— Start of Given data —

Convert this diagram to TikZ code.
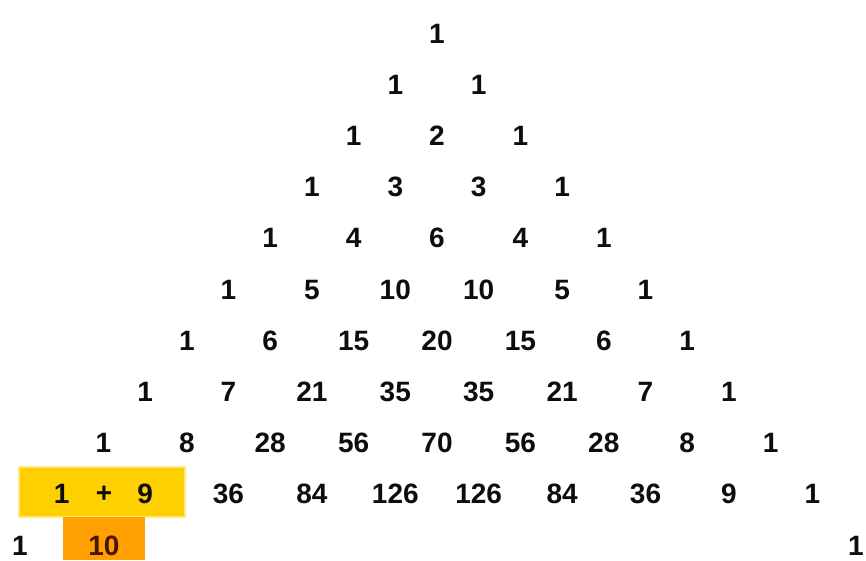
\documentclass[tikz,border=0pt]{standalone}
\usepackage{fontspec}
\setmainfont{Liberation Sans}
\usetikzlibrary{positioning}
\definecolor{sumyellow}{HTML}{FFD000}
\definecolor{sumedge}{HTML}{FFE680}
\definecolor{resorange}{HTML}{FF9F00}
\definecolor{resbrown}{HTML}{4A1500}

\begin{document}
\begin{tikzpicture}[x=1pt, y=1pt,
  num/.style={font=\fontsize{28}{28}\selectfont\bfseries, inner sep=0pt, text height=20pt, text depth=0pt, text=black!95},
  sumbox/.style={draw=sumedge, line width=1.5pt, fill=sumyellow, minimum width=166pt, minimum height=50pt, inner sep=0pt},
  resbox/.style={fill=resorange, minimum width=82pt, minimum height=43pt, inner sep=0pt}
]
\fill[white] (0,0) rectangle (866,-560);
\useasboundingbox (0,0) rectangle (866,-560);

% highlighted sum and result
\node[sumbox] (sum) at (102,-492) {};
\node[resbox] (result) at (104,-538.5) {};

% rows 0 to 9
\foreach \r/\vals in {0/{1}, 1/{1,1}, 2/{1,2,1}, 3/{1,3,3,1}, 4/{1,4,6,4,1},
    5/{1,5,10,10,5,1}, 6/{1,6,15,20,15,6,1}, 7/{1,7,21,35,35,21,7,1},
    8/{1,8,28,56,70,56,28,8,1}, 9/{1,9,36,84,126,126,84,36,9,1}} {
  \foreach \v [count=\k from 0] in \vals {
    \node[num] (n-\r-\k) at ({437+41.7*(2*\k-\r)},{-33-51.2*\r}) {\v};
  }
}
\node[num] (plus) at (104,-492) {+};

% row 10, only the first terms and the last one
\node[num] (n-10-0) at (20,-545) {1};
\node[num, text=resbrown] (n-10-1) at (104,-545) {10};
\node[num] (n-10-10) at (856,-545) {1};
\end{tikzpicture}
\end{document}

— End of Given data —

Challenge: Make an exact copy of all the material, but keep the pictures out of it.

Response:
Convert this diagram to TikZ code.
\documentclass[tikz,border=0pt]{standalone}
\usepackage{fontspec}
\setmainfont{Liberation Sans}
\usetikzlibrary{positioning}
\definecolor{sumyellow}{HTML}{FFD000}
\definecolor{sumedge}{HTML}{FFE680}
\definecolor{resorange}{HTML}{FF9F00}
\definecolor{resbrown}{HTML}{4A1500}

\begin{document}
\begin{tikzpicture}[x=1pt, y=1pt,
  num/.style={font=\fontsize{28}{28}\selectfont\bfseries, inner sep=0pt, text height=20pt, text depth=0pt, text=black!95},
  sumbox/.style={draw=sumedge, line width=1.5pt, fill=sumyellow, minimum width=166pt, minimum height=50pt, inner sep=0pt},
  resbox/.style={fill=resorange, minimum width=82pt, minimum height=43pt, inner sep=0pt}
]
\fill[white] (0,0) rectangle (866,-560);
\useasboundingbox (0,0) rectangle (866,-560);

% highlighted sum and result
\node[sumbox] (sum) at (102,-492) {};
\node[resbox] (result) at (104,-538.5) {};

% rows 0 to 9
\foreach \r/\vals in {0/{1}, 1/{1,1}, 2/{1,2,1}, 3/{1,3,3,1}, 4/{1,4,6,4,1},
    5/{1,5,10,10,5,1}, 6/{1,6,15,20,15,6,1}, 7/{1,7,21,35,35,21,7,1},
    8/{1,8,28,56,70,56,28,8,1}, 9/{1,9,36,84,126,126,84,36,9,1}} {
  \foreach \v [count=\k from 0] in \vals {
    \node[num] (n-\r-\k) at ({437+41.7*(2*\k-\r)},{-33-51.2*\r}) {\v};
  }
}
\node[num] (plus) at (104,-492) {+};

% row 10, only the first terms and the last one
\node[num] (n-10-0) at (20,-545) {1};
\node[num, text=resbrown] (n-10-1) at (104,-545) {10};
\node[num] (n-10-10) at (856,-545) {1};
\end{tikzpicture}
\end{document}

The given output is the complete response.